6 Risposte a “Venezuela: l’arte di vincere si impara dalle sconfitte”

  1. Grazie Marco. per il commento come sempre puntuale e chiaro. Ho molta difficoltà ad aggiungere una qualche riflessione su quanto accaduto, anche se i segnali erano minacciosi, vuoi perché devo ancora digerire l’Argentina, vuoi perché col Venezuela ho condiviso un un peridodo della mia vita lavorativa a cavallo degli anni 70/80. Erano i tempi della spartizione del potere tra AD e COPEI, gli anni di Herrera, Caldera e, ahimè, di Carlos Andres Perez, quello che realizzò la bancarotta di 8 banche di interesse nazionale e, quindi, “emigrò” negli USA, diventando uno degli uomini più ricchi del continente, nord e sud compresi.
    Ricordo perfettamenete lo sfacelo sociale, l’impressione di atterrare a Maiquetia di notte sorvolando gli agglomerati di ranchitos, sembravano lumini di una sorta di presepe, erano migliaia di “case” costruite con pezzi di plastica, di cartone, di latta.. Nulla da invidiare alle favelas brasialiane. I disperati della notte nei loro cartoni, i bambini di strada, prosituzione, alcolismo, insomma il solito quadro.
    Naturalmente bastava salire ad Altamira: altro mondo, ville, enormi station wagon , Cadillac, ecc. Peccato che i privilegiati vivessero assediati nelle loro ville, armati fino ai denti e che fosse normale guidare la propria auto con un revolver nel cruscotto.
    Poi è successo quello che sappiamo, Chavez e il grande progetto bolivariano, ma anche una America Latina diversa, nuova. Una realtà del subcontinente che dava troppo fastidio all’imperialismo statuinitense e ai monopoli economico finanziari nazionali ed internazionali.
    Non voglio aggiunger altro.

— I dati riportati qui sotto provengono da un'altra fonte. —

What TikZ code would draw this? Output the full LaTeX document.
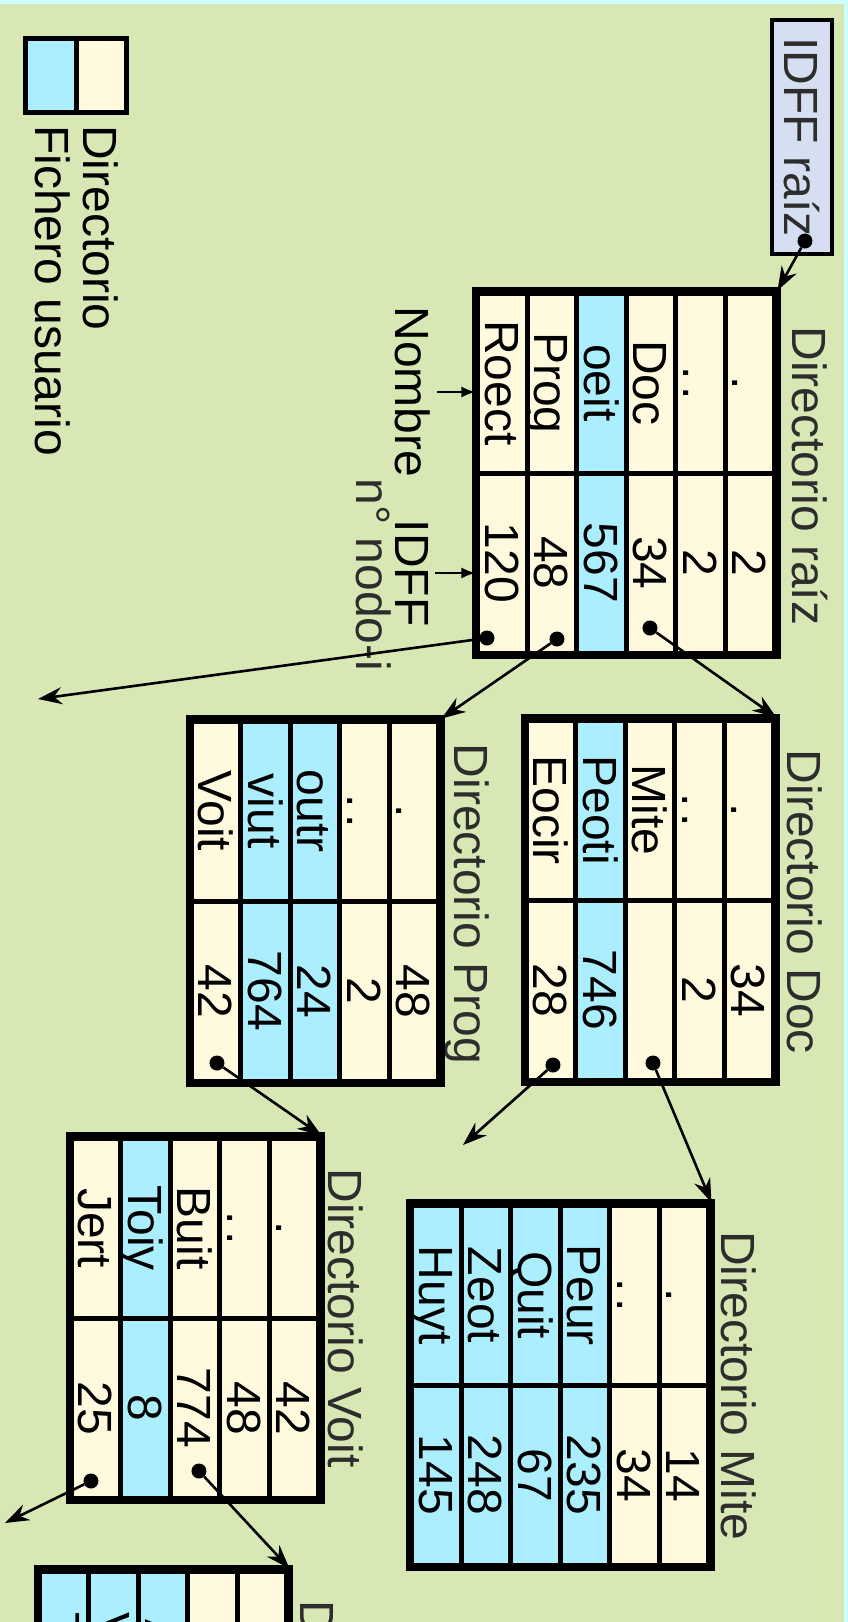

Hai già detto tutto tu.
    Ovviamente resta la grande amarezza per quanto accaduto nel giro di pochi giorni, la ancor più grande preoccupazione per il futuro non solo di Argentina e Venezuela, ma di tutta l’America Latina e, penso, anche per le ripercussioni sugli equilibri internazionali non esclusivamente dell’aerea.
    Dobbiamo, sia pure dalle nostre percarie e malandate realtà, essere ancorpiù solidali e consapevoli che il peso politico di queste situazioni ci riguarda molto più di quanto normalmente si pensi.

  2. ciao Marco.
    dopo anni, ti ritrovo. C’è tanta somiglianza credo sopratutto con il mio Iran. Una esperienza purtroppo mancante nell’ attenzione della sinistra, anche in rifo. In Iran prima crearono il contrasto tra l’esecutivo (qui con un mandato di 4 anni), il legislativo, e il giudiziario, poi hanno atterrato Ahmadinejad. Il copione è uguale.

    1. Ciao Farrokh
      come sai mi occupo prevalentemente di America Latina e non è certo semplice avere uno sguardo approfondito su tutto il mondo. Mi limito a cercare di dare alcune chiavi di interpretazione della realtà complessa e variegata di questo continente. Grazie comunque per la tua interessante segnalazione su una zona ed un Paese strategicamente importantissimo come l’Iran, che lo stesso Hugo Chàvez aveva seguito da molto vicino. E’ uno stimolo a saperne di più, anche per i lettori di questo blog.
      Un saluto
      Marco

  3. Ottimo articolo. Merce rara di questi tempi.
    Molto bello anche il primo commento ed utile integrazione alle cose che hai scritto. Confermo tutto quanto ha scritto il sig. Franco, io pure visitai il Venezuela in quegli anni, ed ogni 10 metri c’era qualcuno che ti chiedeva l’elemosina, che voleva venderti droga o che si voleva prostituire.
    Vedere oggi la destra venezuelana che impugna il tema della sicurezza come uno dei suoi cavalli di battaglia è una bestemmia.
    Grazie Marco per tenerci aggiornati.

  4. Estoy confunfida de la vista sobre la economísta en America Latina Y iba a preguntar sí Marco me puede recomender un libro sobre la Economia y empresas transnationales Por la situación de hoy y entenderlo Por la historia de algunos Paises despues de la dictatura y El bien Estar de los militares hasta y como puede ser que sigiuen mandandoa la Economia?

    1. Cara Britta
      a proposito de libros utiles, el consejo que te puedo dar es leer “América Latina en la geopolitica del imperialismo” de Atilio A. Boron.
      Estoy seguro que te resultarà interesante.